I once had a boyfriend far more in touch with the etiquette of the world than I. The recognition of even this small truth took, for me, a mighty dose of your standard humility on a quite regular basis. I like to think I know how things are supposed to go, how culture should read between the lines and such. I do okay on my best independent day. He, though, knew far better. I didn’t often admit how I liked it that way.
Any faithful user of the “Triple A” roadside insurance program would surely—like me—make frequent use of their ability to, by way of a simple phone call, set up a standard rescue by the heroic tow-truck-driving man. Who doesn’t love to be the damsel in distress, after all? Well, I grew tired of the concept after locking my keys in the car for probably the fourth time in six months, in three different states, none of them my own. Walking around in a store with nothing to buy, able to see my keys through the window, gets old. Waiting in the driver’s seat on the side of the road with a flat tire becomes a bore after the third bum tire.
I love my Triple A, but I’m feeling of late that I’d be alright with a plan of decreased frequency. Take the Triple A man off my speed dial. And aside from the headache, here’s why.
From said socially savvy boyfriend, I learned something crucial about borderline service industries like Triple A. Apparently—I should be tipping them for their rescue of said damsel in distress, yours truly. It never occurred to me. Maybe this naivety was the cause of my worst customers when I waited tables. Poor folk just needed some dating advice, is all.
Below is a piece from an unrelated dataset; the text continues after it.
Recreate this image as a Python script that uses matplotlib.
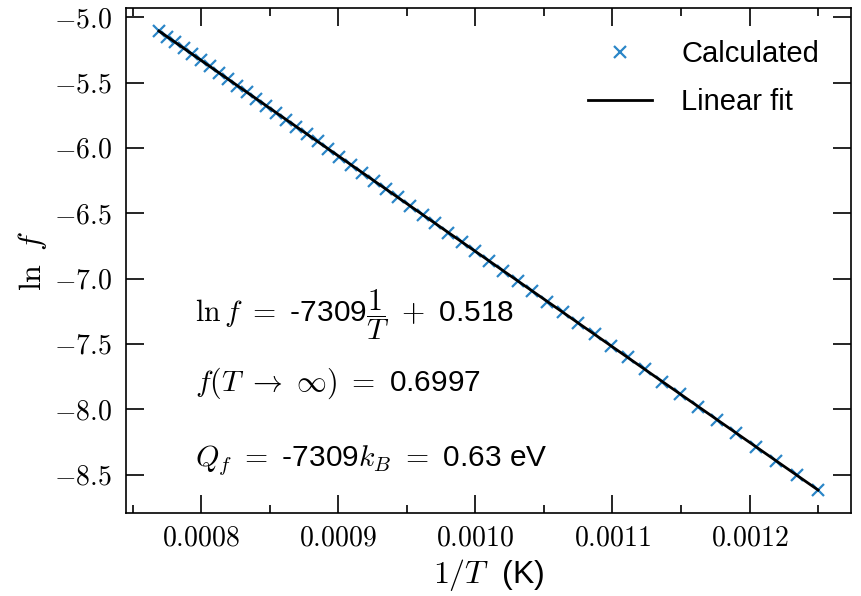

So for the retrieval of my keys, ten dollars to the nice man in coveralls. Keys, again, ten precious dollars. Keys, keys, keys, breakdown, flat tire, keys. Ten, twenty, thirty… So on and so forth. By now, my set of keys is museum-bound, worth more than my life.
There was one lock-out, a grocery store on the East side of Michigan, when I should’ve given the rescuer my phone number instead of my money, but I was all worried about how that might non-verbally communicate someone I wasn’t. So, I didn’t. Instead, the value of my car keys rose yet again.
Make no mistake, I’m in the social loop; I’m reading between the cultural lines; I’m even tipping extra to the tow-truck man who waited in Orland for me and freed my keys the week before Christmas. But, I’ve now exceeded my roadside budget in tips. I cannot afford to keep making silly mistakes which trap me outside and my keys inside the car. I will henceforth tape my car keys to my person. It’s the only way to save money.